Russia says soldier kills himself in first loss of Syria campaign

Russian Sukhoi SU-24 bombers standing on an airfield at the Hmeimim airbase in the Syrian province of Latakia on Oct 3, 2015.
Russian Sukhoi SU-24 bombers standing on an airfield at the Hmeimim airbase in the Syrian province of Latakia on Oct 3, 2015. PHOTO: AFP

MOSCOW (AFP) - Russia’s military on Tuesday (Oct 27) said that a soldier had killed himself while on duty in Syria, the first confirmed death of a serviceman in the war-torn country since Moscow launched its bombing campaign last month.

The defence ministry in Moscow did not identify the soldier who it said committed suicide but said the serviceman appeared to have taken his life due to problems with his girlfriend.

The official announcement came after two people close to the family of a young soldier serving in Syria told AFP that he had died from unknown causes while on duty in the country, with one of the sources casting doubt on the idea that he might have killed himself.

AFP could not immediately verify if that serviceman, identified as 19-year-old Vadim Kostenko, a career soldier from the southern Krasnodar region, was the same as the one whose death was confirmed by the defence ministry.

The government’s quick confirmation of a death of a serviceman is hugely unusual and comes as world attention is focussed on Russia’s bombing campaign in its Soviet-era ally Syria.

“A contract soldier who served as a technical specialist at the Hmeimim airbase committed suicide while resting after his shift,” a defence ministry spokesperson said in a statement carried by Russian news agencies.

Citing preliminary reports, the spokesperson said that text messages found on his phone suggested he took his own life because of relationship problems.

-’Not someone to take his life’ - 

A person close to Kostenko’s family, who spoke to AFP by phone from Krasnodar, said that the cause of his death was unclear and that he would be buried this week.

Grigory Donskikh, who served with Kostenko in Russia and knew him well, said the young soldier had gone to Syria of his own free will and he did not believe he had committed suicide.

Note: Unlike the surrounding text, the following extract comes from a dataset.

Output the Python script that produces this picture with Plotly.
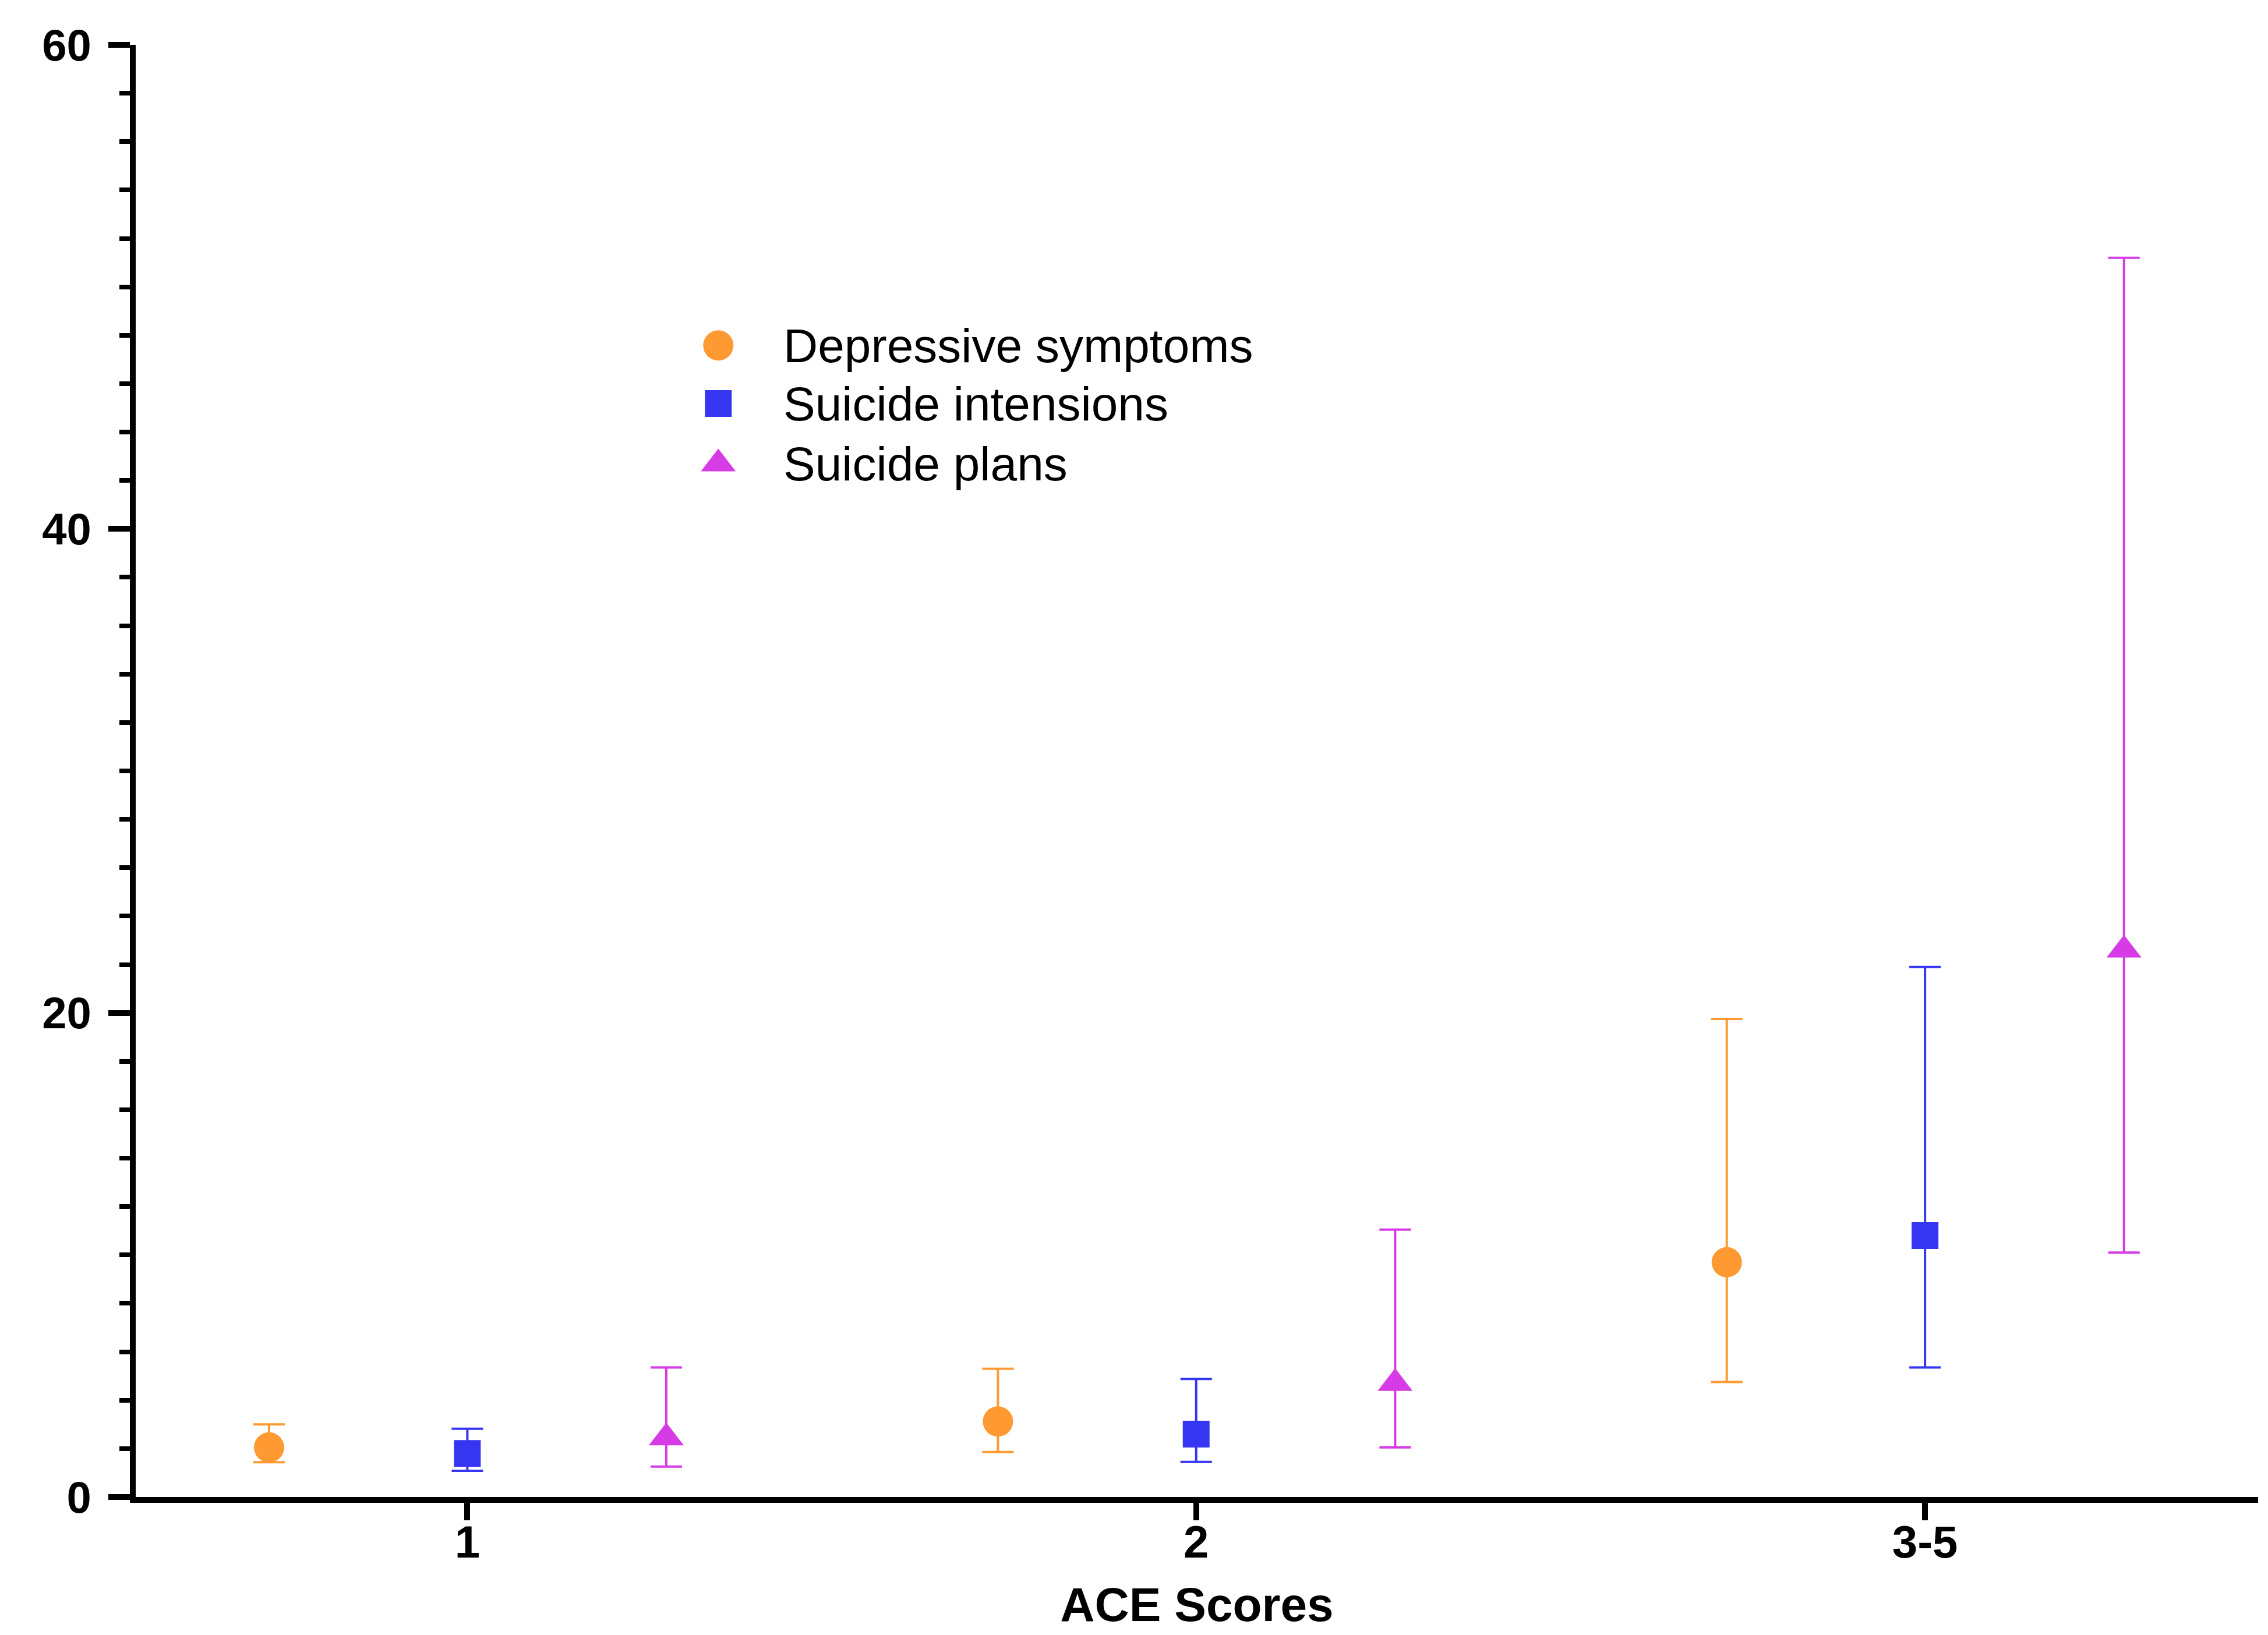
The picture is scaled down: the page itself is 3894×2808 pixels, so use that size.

“He is not someone who would take his own life,” he told AFP, adding his body had not arrived home yet.

Deaths from mishandling of weapons, hazing and suicides are not uncommon in militaries worldwide, and have been a persistent issue in the Russian army.

But experts say that the Russian defence ministry may also cite a suicide to conceal the true reason of a soldier’s death.

On Sept 30, Russia launched a bombing campaign in Syria, saying it needed to target Islamic State in Iraq and Syria (ISIS) militants before they cross into Russia.

Russian warplanes have carried out sorties from the Hmeimim airbase and Russian servicemen are based there to help service the aircraft, among other tasks.

Russia insists that its ground troops are not taking part in combat operations in Syria and there have been no official reports of any servicemen dying in combat in the war-torn country.

A member of the Kremlin’s rights council, who advocates for the rights of soldiers and works with the defence ministry, told AFP earlier Tuesday that he was not aware of Kostenko’s death.

But the rights activist, Sergei Krivenko, said that his defence ministry sources told him “about 10 days ago” that a Russian soldier had died “at the base” in Syria.

“It was either an illness or trauma,” said Krivenko, the head of the Citizen and the Army rights group.

On Friday, The Wall Street Journal reported that one Russian soldier had “died in Syria due to careless handling of weaponry.” Russian officials have previously denied accusations from Kiev and the West that it sent regular troops to eastern Ukraine to prop up pro-Kremlin insurgents during an 18-month conflict.

The state enforced a virtual blackout on reports of Russian soldier deaths in Ukraine despite multiple reports to the contrary including funerals of soldiers.

Russia’s entry into the convoluted, multi-front conflict in Syria is Moscow’s first major military involvement outside the former Soviet Union since the ill-fated occupation of Afghanistan in 1979.